The reason why we measure the CPU usage of dom0 even though the network frames are transmitted/received from domU is that we expect to see higher loads in the case where a virtual switch is implemented in software because domU packets need to be re-routed by dom0’s network stack.
The solution implemented in this POC was then compared with a Xen Bridged Network, which is a common SW solution that implements a virtual switch and allows multiple virtual machines to be connected on the same network.
The results are depicted in Figure 5 and Figure 6 and confirm our assumption. When using the R-Switch2 sharing solution, dom0 CPU load is about 50% lower compared to the Xen Bridged network, while domU CPU load is almost the same.
Figure 5. CPU load during domU Receive Test (constant data rate of 1 Gbps)
Figure 6. CPU load during domU Transmit Test (constant data rate of 600 Mbps)
The residual dom0 CPU load in the R-Switch2 case is caused by event notification from/to domU, i.e. dom0 notifies domU when new incoming data is available, or dom0 forwards to the R-Switch2 HW the request from domU to start processing the TX queue.

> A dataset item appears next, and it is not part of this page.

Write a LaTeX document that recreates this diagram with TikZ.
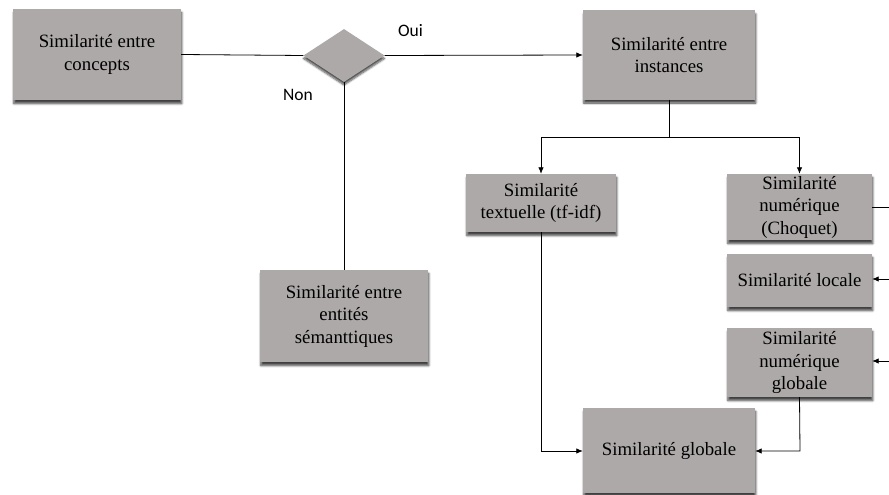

In the case of a software-based switch like Xen Bridge, dom0 has the additional task to route domU packets and this might become a bottleneck in the system. In our solution, the routing of domU packets is done in hardware by the integrated network switch, freeing up CPU resources and improving the isolation between the two domains.
An integrated hardware switch can make a software switch simplified or even redundant to free up resources for application processing rather than housekeeping tasks. The evaluation has shown that more than 50% of valuable CPU resource was saved when using hardware-assisted virtualization. Renesas R-Switch2 support of multiple receive and transmit queues proved to be a clear advantage in the context of ECU consolidation via virtualization. This feature together with HW support for L2 and L3 routing and TSN extensions makes it the perfect choice for implementing the ECU of tomorrow.